-- Start Excerpted records --

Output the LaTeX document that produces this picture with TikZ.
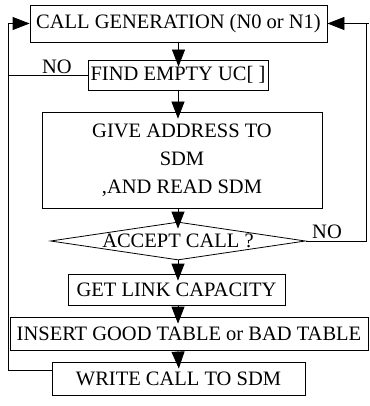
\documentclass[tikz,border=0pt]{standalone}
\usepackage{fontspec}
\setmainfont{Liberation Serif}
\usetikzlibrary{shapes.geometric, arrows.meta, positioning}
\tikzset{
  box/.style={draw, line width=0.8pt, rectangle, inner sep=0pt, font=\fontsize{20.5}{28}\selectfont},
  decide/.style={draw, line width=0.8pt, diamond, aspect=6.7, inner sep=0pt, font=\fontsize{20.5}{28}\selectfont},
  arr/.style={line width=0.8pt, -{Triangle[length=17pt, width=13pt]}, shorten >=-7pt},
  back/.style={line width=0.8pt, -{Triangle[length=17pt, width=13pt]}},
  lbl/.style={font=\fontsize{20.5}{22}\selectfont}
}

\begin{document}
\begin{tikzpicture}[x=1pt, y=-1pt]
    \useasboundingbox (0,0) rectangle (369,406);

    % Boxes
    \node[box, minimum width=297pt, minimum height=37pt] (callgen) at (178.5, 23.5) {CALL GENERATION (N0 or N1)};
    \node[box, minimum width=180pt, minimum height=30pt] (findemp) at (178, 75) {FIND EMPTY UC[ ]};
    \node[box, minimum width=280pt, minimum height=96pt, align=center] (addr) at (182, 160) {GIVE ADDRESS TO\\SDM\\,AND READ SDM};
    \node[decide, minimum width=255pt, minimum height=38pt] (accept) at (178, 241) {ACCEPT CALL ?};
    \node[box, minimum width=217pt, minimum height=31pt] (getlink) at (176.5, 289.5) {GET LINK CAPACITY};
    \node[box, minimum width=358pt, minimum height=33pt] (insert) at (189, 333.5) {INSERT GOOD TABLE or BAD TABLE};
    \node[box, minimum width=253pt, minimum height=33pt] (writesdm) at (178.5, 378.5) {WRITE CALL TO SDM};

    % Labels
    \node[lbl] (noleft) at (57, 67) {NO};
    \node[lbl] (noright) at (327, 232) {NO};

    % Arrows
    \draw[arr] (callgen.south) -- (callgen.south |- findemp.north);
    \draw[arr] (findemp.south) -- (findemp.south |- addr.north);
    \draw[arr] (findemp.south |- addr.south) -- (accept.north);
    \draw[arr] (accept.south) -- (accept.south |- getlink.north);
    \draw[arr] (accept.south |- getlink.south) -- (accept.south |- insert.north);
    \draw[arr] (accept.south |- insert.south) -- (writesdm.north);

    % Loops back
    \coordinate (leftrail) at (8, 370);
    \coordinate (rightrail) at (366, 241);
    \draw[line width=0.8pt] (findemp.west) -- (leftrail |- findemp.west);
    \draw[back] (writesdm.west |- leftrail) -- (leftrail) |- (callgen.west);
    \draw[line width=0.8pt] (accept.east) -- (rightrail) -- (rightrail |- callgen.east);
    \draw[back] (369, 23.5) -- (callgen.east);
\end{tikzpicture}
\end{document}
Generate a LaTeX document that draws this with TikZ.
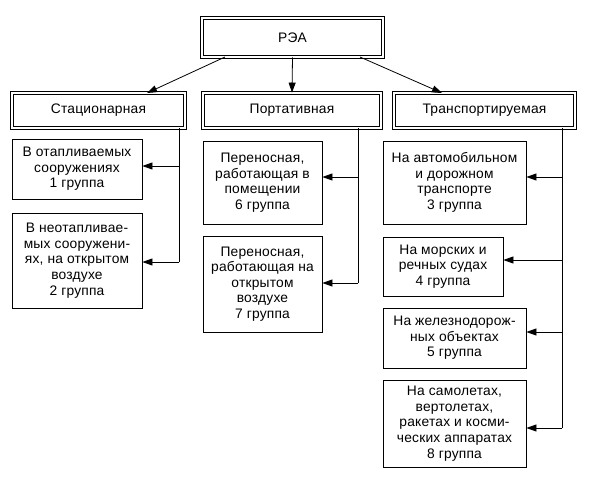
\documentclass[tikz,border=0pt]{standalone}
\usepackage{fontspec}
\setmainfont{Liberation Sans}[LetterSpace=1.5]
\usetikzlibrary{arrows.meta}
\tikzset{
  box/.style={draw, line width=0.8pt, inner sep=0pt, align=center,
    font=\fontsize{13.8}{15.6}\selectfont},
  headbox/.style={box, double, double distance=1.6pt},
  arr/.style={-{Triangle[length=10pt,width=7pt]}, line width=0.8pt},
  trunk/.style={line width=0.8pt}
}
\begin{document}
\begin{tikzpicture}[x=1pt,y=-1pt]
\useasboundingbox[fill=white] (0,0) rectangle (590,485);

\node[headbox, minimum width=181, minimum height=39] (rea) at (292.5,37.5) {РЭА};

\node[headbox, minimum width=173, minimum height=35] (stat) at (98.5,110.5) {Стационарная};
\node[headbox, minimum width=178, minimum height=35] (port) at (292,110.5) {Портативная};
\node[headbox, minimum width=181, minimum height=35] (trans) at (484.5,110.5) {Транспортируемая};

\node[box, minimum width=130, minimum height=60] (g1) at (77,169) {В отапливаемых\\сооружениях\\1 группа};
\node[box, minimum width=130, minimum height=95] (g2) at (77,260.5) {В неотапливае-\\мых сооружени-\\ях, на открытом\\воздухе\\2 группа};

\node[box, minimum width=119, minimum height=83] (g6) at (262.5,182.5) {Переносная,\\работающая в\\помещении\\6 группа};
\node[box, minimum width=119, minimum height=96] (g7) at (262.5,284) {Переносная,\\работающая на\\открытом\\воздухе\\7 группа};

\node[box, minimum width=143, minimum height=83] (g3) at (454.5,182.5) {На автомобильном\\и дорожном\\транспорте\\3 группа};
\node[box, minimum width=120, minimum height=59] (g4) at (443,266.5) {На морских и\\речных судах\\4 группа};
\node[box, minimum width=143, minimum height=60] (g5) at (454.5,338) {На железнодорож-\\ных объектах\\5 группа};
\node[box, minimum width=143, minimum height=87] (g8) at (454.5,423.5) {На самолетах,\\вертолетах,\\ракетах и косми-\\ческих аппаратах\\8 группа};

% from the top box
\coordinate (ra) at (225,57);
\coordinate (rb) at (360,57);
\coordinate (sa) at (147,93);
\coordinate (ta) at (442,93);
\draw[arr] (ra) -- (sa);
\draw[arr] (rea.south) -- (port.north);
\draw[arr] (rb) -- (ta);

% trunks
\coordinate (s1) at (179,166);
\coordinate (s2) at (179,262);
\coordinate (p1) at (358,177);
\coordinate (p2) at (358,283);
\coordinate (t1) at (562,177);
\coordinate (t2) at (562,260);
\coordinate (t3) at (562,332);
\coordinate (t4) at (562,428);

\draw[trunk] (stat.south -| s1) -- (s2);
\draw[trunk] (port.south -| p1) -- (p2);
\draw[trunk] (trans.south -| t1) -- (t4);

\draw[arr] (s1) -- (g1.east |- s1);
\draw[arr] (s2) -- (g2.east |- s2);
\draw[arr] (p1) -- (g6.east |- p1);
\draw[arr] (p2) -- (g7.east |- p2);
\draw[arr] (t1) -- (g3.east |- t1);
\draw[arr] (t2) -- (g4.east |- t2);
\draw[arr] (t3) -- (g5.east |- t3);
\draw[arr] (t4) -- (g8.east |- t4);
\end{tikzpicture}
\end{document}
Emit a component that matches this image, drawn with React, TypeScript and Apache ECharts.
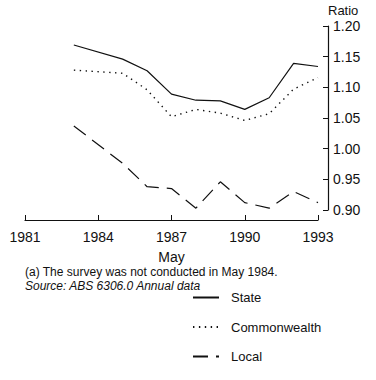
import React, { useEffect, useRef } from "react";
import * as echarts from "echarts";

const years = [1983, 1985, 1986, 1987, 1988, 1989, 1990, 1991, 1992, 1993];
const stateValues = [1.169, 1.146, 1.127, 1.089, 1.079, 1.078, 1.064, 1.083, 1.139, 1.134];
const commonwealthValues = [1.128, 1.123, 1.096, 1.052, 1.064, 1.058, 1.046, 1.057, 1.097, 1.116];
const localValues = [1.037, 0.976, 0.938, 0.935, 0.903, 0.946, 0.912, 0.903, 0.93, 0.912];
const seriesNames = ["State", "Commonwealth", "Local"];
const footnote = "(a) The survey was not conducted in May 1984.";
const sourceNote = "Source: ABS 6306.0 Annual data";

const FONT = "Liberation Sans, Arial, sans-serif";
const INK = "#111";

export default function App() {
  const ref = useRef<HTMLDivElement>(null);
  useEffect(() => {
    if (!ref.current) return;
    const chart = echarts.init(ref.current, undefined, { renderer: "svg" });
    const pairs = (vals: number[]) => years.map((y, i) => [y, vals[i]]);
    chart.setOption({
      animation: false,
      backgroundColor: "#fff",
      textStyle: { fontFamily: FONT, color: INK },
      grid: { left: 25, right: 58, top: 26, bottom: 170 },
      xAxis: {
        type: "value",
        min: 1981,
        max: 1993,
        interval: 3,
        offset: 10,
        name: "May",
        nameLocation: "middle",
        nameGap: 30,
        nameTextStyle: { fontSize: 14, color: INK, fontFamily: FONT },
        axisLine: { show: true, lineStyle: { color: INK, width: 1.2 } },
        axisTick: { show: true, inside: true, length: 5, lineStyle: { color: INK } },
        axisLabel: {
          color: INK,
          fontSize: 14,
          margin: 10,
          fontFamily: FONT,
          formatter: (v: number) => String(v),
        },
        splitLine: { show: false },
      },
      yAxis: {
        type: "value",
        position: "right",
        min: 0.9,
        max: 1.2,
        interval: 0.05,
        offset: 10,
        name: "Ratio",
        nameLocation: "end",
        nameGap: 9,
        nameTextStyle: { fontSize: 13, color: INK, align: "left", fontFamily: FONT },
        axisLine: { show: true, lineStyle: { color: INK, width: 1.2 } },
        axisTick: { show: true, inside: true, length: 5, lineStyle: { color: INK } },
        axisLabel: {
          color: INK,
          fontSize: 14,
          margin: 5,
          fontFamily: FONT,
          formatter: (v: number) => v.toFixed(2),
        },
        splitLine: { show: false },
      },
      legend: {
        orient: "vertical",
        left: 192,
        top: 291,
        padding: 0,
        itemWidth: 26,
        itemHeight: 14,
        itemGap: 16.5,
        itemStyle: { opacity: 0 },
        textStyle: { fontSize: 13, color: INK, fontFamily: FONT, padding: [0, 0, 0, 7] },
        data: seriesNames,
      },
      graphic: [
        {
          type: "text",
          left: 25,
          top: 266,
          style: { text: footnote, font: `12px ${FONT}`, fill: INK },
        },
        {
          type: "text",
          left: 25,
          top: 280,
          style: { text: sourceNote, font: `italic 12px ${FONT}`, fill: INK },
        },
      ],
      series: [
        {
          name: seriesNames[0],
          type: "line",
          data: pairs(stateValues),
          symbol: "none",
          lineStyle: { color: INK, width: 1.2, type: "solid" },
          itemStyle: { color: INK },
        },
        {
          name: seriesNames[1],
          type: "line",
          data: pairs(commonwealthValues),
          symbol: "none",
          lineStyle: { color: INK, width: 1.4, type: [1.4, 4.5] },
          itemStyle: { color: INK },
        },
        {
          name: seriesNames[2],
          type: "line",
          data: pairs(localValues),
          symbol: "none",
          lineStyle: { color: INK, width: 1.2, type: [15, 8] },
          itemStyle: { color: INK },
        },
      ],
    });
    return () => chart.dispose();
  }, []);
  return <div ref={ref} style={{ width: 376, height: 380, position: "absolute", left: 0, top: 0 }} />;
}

-- End Excerpted records --

*Written exercise*. Extract, without any images, the part of the material above that opens with the line containing "Generate a LaTeX" and closes with the line containing "width=119, minimum height=96]", both lines included.

*Worked answer*.
Generate a LaTeX document that draws this with TikZ.
\documentclass[tikz,border=0pt]{standalone}
\usepackage{fontspec}
\setmainfont{Liberation Sans}[LetterSpace=1.5]
\usetikzlibrary{arrows.meta}
\tikzset{
  box/.style={draw, line width=0.8pt, inner sep=0pt, align=center,
    font=\fontsize{13.8}{15.6}\selectfont},
  headbox/.style={box, double, double distance=1.6pt},
  arr/.style={-{Triangle[length=10pt,width=7pt]}, line width=0.8pt},
  trunk/.style={line width=0.8pt}
}
\begin{document}
\begin{tikzpicture}[x=1pt,y=-1pt]
\useasboundingbox[fill=white] (0,0) rectangle (590,485);

\node[headbox, minimum width=181, minimum height=39] (rea) at (292.5,37.5) {РЭА};

\node[headbox, minimum width=173, minimum height=35] (stat) at (98.5,110.5) {Стационарная};
\node[headbox, minimum width=178, minimum height=35] (port) at (292,110.5) {Портативная};
\node[headbox, minimum width=181, minimum height=35] (trans) at (484.5,110.5) {Транспортируемая};

\node[box, minimum width=130, minimum height=60] (g1) at (77,169) {В отапливаемых\\сооружениях\\1 группа};
\node[box, minimum width=130, minimum height=95] (g2) at (77,260.5) {В неотапливае-\\мых сооружени-\\ях, на открытом\\воздухе\\2 группа};

\node[box, minimum width=119, minimum height=83] (g6) at (262.5,182.5) {Переносная,\\работающая в\\помещении\\6 группа};
\node[box, minimum width=119, minimum height=96] (g7) at (262.5,284) {Переносная,\\работающая на\\открытом\\воздухе\\7 группа};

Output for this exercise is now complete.